> _Exercise_: Reproduce the listing below exactly. Pictures do not belong in the copy.

****

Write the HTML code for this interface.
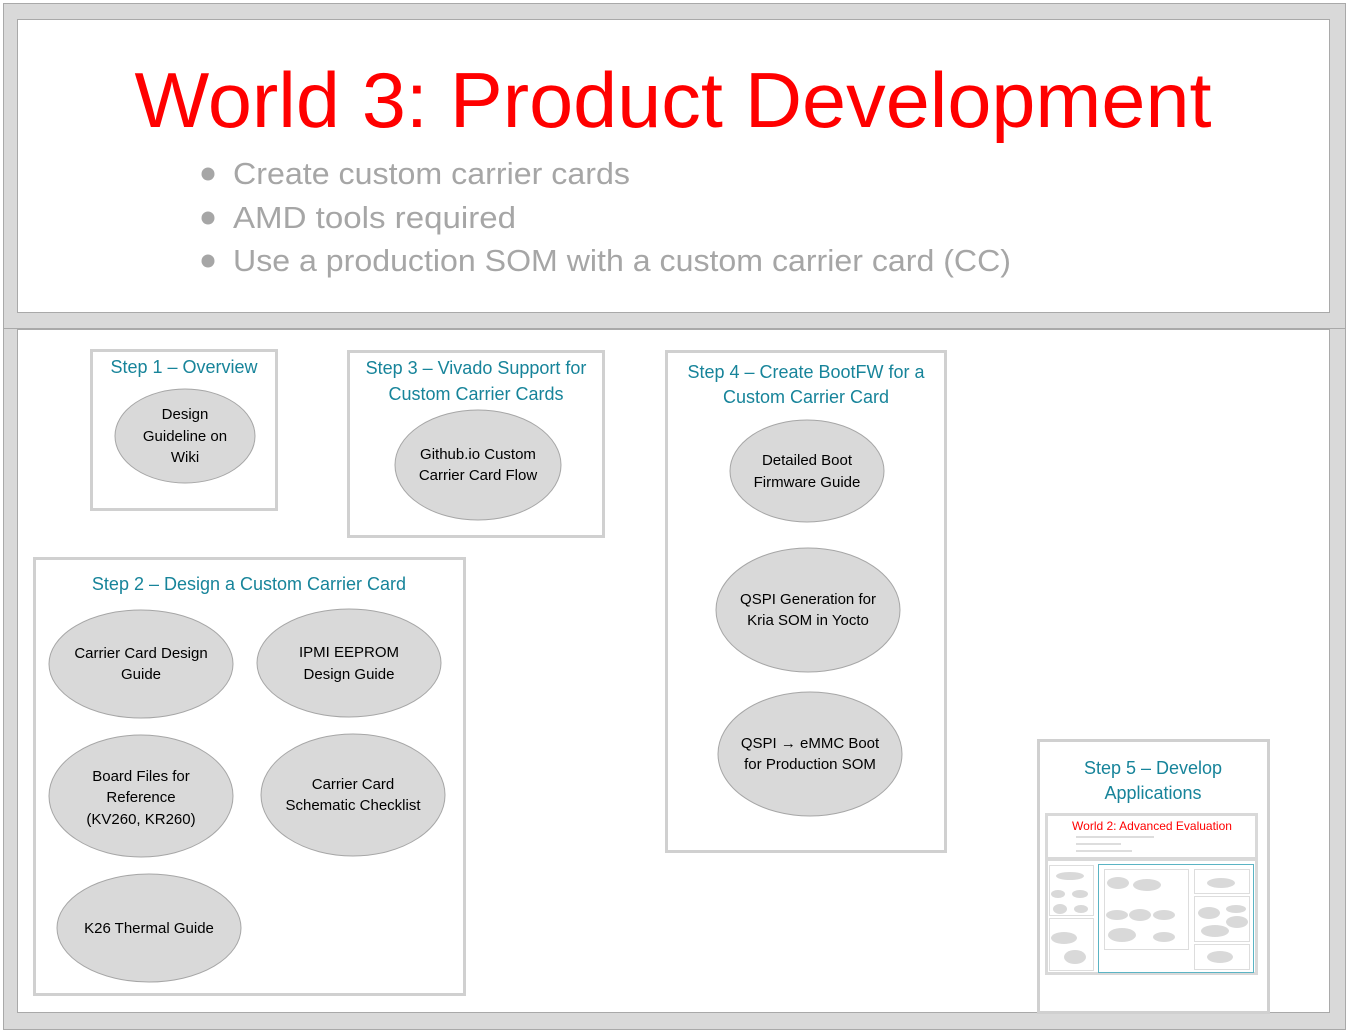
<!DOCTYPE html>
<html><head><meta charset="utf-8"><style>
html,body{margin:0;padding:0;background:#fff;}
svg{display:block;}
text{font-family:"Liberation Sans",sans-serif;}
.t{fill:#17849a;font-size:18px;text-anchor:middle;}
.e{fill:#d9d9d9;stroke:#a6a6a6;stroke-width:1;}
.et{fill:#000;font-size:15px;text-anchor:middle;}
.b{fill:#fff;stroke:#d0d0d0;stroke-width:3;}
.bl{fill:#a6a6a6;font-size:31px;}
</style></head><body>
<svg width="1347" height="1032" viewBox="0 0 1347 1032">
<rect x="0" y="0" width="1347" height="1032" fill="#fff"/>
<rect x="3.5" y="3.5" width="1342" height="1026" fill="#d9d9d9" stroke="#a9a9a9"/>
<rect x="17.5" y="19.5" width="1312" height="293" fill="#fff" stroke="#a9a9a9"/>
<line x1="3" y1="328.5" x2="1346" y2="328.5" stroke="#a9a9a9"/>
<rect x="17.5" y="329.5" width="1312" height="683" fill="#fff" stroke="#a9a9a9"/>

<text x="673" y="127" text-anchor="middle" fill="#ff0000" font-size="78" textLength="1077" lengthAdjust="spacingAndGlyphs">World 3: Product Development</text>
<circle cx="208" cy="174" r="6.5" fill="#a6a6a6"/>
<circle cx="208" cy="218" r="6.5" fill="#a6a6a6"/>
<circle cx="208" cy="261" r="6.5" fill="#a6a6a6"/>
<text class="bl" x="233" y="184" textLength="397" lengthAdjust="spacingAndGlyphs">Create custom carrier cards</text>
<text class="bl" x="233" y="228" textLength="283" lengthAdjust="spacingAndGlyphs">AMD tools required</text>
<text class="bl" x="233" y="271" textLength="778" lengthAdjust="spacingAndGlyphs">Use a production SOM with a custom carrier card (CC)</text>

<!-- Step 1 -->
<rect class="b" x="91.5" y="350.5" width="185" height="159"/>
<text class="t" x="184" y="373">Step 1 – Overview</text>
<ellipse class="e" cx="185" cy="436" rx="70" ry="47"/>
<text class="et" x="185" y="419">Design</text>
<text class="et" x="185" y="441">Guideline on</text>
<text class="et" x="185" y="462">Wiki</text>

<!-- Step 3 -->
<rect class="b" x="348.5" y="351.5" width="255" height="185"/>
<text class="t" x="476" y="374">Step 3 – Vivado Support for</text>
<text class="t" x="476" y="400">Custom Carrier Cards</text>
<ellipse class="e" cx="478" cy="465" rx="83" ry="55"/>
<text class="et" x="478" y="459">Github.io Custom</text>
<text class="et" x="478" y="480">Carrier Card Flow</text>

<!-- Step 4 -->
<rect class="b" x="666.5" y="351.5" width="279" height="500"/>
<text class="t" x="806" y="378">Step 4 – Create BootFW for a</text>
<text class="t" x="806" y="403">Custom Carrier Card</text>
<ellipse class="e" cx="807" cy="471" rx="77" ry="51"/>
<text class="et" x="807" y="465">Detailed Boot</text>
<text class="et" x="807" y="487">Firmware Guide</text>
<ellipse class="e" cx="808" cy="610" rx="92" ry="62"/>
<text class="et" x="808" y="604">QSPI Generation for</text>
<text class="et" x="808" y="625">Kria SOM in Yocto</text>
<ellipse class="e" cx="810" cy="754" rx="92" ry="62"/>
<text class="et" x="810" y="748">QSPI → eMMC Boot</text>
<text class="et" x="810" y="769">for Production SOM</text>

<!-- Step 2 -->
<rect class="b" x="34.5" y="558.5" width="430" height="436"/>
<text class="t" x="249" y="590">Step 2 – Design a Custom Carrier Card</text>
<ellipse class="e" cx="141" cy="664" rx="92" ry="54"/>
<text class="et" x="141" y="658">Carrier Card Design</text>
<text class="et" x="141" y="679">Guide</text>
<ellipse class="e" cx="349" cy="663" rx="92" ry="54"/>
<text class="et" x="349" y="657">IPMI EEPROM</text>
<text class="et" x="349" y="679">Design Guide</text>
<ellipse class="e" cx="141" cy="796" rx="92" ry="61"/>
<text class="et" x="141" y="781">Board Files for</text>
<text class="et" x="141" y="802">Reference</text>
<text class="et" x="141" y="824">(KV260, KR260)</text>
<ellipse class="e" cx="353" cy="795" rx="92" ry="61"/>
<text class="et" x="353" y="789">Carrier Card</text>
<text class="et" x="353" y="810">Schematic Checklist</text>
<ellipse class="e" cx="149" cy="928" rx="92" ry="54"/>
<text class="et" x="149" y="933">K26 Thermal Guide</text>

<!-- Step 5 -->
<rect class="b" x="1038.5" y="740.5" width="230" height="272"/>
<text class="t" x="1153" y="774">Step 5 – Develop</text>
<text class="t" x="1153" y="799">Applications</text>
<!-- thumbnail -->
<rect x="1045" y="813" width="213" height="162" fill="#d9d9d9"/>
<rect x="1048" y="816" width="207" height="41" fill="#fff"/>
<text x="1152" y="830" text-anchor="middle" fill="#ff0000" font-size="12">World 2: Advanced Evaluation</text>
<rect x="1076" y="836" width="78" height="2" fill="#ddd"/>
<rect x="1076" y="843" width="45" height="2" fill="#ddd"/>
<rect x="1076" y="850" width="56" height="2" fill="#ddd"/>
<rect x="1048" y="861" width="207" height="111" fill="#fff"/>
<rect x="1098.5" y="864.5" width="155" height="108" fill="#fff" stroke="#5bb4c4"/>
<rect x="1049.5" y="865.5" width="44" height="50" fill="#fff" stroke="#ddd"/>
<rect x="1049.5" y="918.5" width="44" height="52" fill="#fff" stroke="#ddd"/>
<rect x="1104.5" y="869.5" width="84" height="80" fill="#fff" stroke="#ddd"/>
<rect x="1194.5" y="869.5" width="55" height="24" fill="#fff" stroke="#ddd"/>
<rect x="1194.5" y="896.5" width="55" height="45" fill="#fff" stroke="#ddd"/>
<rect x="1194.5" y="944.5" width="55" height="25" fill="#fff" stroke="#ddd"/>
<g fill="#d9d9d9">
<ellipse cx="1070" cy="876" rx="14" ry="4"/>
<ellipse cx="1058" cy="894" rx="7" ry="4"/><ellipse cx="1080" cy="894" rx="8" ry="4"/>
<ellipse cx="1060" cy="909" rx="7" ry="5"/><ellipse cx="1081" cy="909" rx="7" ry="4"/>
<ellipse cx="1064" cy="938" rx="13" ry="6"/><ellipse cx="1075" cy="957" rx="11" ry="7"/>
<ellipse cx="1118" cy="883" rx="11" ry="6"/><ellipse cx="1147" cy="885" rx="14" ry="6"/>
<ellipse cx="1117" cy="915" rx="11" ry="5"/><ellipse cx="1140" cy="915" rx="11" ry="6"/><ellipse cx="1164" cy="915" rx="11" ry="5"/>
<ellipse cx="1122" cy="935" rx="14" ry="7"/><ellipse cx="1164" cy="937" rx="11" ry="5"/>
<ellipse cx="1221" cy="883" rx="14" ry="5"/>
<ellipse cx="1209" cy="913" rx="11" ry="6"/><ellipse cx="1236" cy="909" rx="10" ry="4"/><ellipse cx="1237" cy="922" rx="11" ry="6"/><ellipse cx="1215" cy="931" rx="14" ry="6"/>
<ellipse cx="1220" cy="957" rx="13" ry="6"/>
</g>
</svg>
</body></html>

****

> _Solution for this exercise_:
Write the HTML code for this interface.
<!DOCTYPE html>
<html><head><meta charset="utf-8"><style>
html,body{margin:0;padding:0;background:#fff;}
svg{display:block;}
text{font-family:"Liberation Sans",sans-serif;}
.t{fill:#17849a;font-size:18px;text-anchor:middle;}
.e{fill:#d9d9d9;stroke:#a6a6a6;stroke-width:1;}
.et{fill:#000;font-size:15px;text-anchor:middle;}
.b{fill:#fff;stroke:#d0d0d0;stroke-width:3;}
.bl{fill:#a6a6a6;font-size:31px;}
</style></head><body>
<svg width="1347" height="1032" viewBox="0 0 1347 1032">
<rect x="0" y="0" width="1347" height="1032" fill="#fff"/>
<rect x="3.5" y="3.5" width="1342" height="1026" fill="#d9d9d9" stroke="#a9a9a9"/>
<rect x="17.5" y="19.5" width="1312" height="293" fill="#fff" stroke="#a9a9a9"/>
<line x1="3" y1="328.5" x2="1346" y2="328.5" stroke="#a9a9a9"/>
<rect x="17.5" y="329.5" width="1312" height="683" fill="#fff" stroke="#a9a9a9"/>

<text x="673" y="127" text-anchor="middle" fill="#ff0000" font-size="78" textLength="1077" lengthAdjust="spacingAndGlyphs">World 3: Product Development</text>
<circle cx="208" cy="174" r="6.5" fill="#a6a6a6"/>
<circle cx="208" cy="218" r="6.5" fill="#a6a6a6"/>
<circle cx="208" cy="261" r="6.5" fill="#a6a6a6"/>
<text class="bl" x="233" y="184" textLength="397" lengthAdjust="spacingAndGlyphs">Create custom carrier cards</text>
<text class="bl" x="233" y="228" textLength="283" lengthAdjust="spacingAndGlyphs">AMD tools required</text>
<text class="bl" x="233" y="271" textLength="778" lengthAdjust="spacingAndGlyphs">Use a production SOM with a custom carrier card (CC)</text>

<!-- Step 1 -->
<rect class="b" x="91.5" y="350.5" width="185" height="159"/>
<text class="t" x="184" y="373">Step 1 – Overview</text>
<ellipse class="e" cx="185" cy="436" rx="70" ry="47"/>
<text class="et" x="185" y="419">Design</text>
<text class="et" x="185" y="441">Guideline on</text>
<text class="et" x="185" y="462">Wiki</text>

<!-- Step 3 -->
<rect class="b" x="348.5" y="351.5" width="255" height="185"/>
<text class="t" x="476" y="374">Step 3 – Vivado Support for</text>
<text class="t" x="476" y="400">Custom Carrier Cards</text>
<ellipse class="e" cx="478" cy="465" rx="83" ry="55"/>
<text class="et" x="478" y="459">Github.io Custom</text>
<text class="et" x="478" y="480">Carrier Card Flow</text>

<!-- Step 4 -->
<rect class="b" x="666.5" y="351.5" width="279" height="500"/>
<text class="t" x="806" y="378">Step 4 – Create BootFW for a</text>
<text class="t" x="806" y="403">Custom Carrier Card</text>
<ellipse class="e" cx="807" cy="471" rx="77" ry="51"/>
<text class="et" x="807" y="465">Detailed Boot</text>
<text class="et" x="807" y="487">Firmware Guide</text>
<ellipse class="e" cx="808" cy="610" rx="92" ry="62"/>
<text class="et" x="808" y="604">QSPI Generation for</text>
<text class="et" x="808" y="625">Kria SOM in Yocto</text>
<ellipse class="e" cx="810" cy="754" rx="92" ry="62"/>
<text class="et" x="810" y="748">QSPI → eMMC Boot</text>
<text class="et" x="810" y="769">for Production SOM</text>

<!-- Step 2 -->
<rect class="b" x="34.5" y="558.5" width="430" height="436"/>
<text class="t" x="249" y="590">Step 2 – Design a Custom Carrier Card</text>
<ellipse class="e" cx="141" cy="664" rx="92" ry="54"/>
<text class="et" x="141" y="658">Carrier Card Design</text>
<text class="et" x="141" y="679">Guide</text>
<ellipse class="e" cx="349" cy="663" rx="92" ry="54"/>
<text class="et" x="349" y="657">IPMI EEPROM</text>
<text class="et" x="349" y="679">Design Guide</text>
<ellipse class="e" cx="141" cy="796" rx="92" ry="61"/>
<text class="et" x="141" y="781">Board Files for</text>
<text class="et" x="141" y="802">Reference</text>
<text class="et" x="141" y="824">(KV260, KR260)</text>
<ellipse class="e" cx="353" cy="795" rx="92" ry="61"/>
<text class="et" x="353" y="789">Carrier Card</text>
<text class="et" x="353" y="810">Schematic Checklist</text>
<ellipse class="e" cx="149" cy="928" rx="92" ry="54"/>
<text class="et" x="149" y="933">K26 Thermal Guide</text>

<!-- Step 5 -->
<rect class="b" x="1038.5" y="740.5" width="230" height="272"/>
<text class="t" x="1153" y="774">Step 5 – Develop</text>
<text class="t" x="1153" y="799">Applications</text>
<!-- thumbnail -->
<rect x="1045" y="813" width="213" height="162" fill="#d9d9d9"/>
<rect x="1048" y="816" width="207" height="41" fill="#fff"/>
<text x="1152" y="830" text-anchor="middle" fill="#ff0000" font-size="12">World 2: Advanced Evaluation</text>
<rect x="1076" y="836" width="78" height="2" fill="#ddd"/>
<rect x="1076" y="843" width="45" height="2" fill="#ddd"/>
<rect x="1076" y="850" width="56" height="2" fill="#ddd"/>
<rect x="1048" y="861" width="207" height="111" fill="#fff"/>
<rect x="1098.5" y="864.5" width="155" height="108" fill="#fff" stroke="#5bb4c4"/>
<rect x="1049.5" y="865.5" width="44" height="50" fill="#fff" stroke="#ddd"/>
<rect x="1049.5" y="918.5" width="44" height="52" fill="#fff" stroke="#ddd"/>
<rect x="1104.5" y="869.5" width="84" height="80" fill="#fff" stroke="#ddd"/>
<rect x="1194.5" y="869.5" width="55" height="24" fill="#fff" stroke="#ddd"/>
<rect x="1194.5" y="896.5" width="55" height="45" fill="#fff" stroke="#ddd"/>
<rect x="1194.5" y="944.5" width="55" height="25" fill="#fff" stroke="#ddd"/>
<g fill="#d9d9d9">
<ellipse cx="1070" cy="876" rx="14" ry="4"/>
<ellipse cx="1058" cy="894" rx="7" ry="4"/><ellipse cx="1080" cy="894" rx="8" ry="4"/>
<ellipse cx="1060" cy="909" rx="7" ry="5"/><ellipse cx="1081" cy="909" rx="7" ry="4"/>
<ellipse cx="1064" cy="938" rx="13" ry="6"/><ellipse cx="1075" cy="957" rx="11" ry="7"/>
<ellipse cx="1118" cy="883" rx="11" ry="6"/><ellipse cx="1147" cy="885" rx="14" ry="6"/>
<ellipse cx="1117" cy="915" rx="11" ry="5"/><ellipse cx="1140" cy="915" rx="11" ry="6"/><ellipse cx="1164" cy="915" rx="11" ry="5"/>
<ellipse cx="1122" cy="935" rx="14" ry="7"/><ellipse cx="1164" cy="937" rx="11" ry="5"/>
<ellipse cx="1221" cy="883" rx="14" ry="5"/>
<ellipse cx="1209" cy="913" rx="11" ry="6"/><ellipse cx="1236" cy="909" rx="10" ry="4"/><ellipse cx="1237" cy="922" rx="11" ry="6"/><ellipse cx="1215" cy="931" rx="14" ry="6"/>
<ellipse cx="1220" cy="957" rx="13" ry="6"/>
</g>
</svg>
</body></html>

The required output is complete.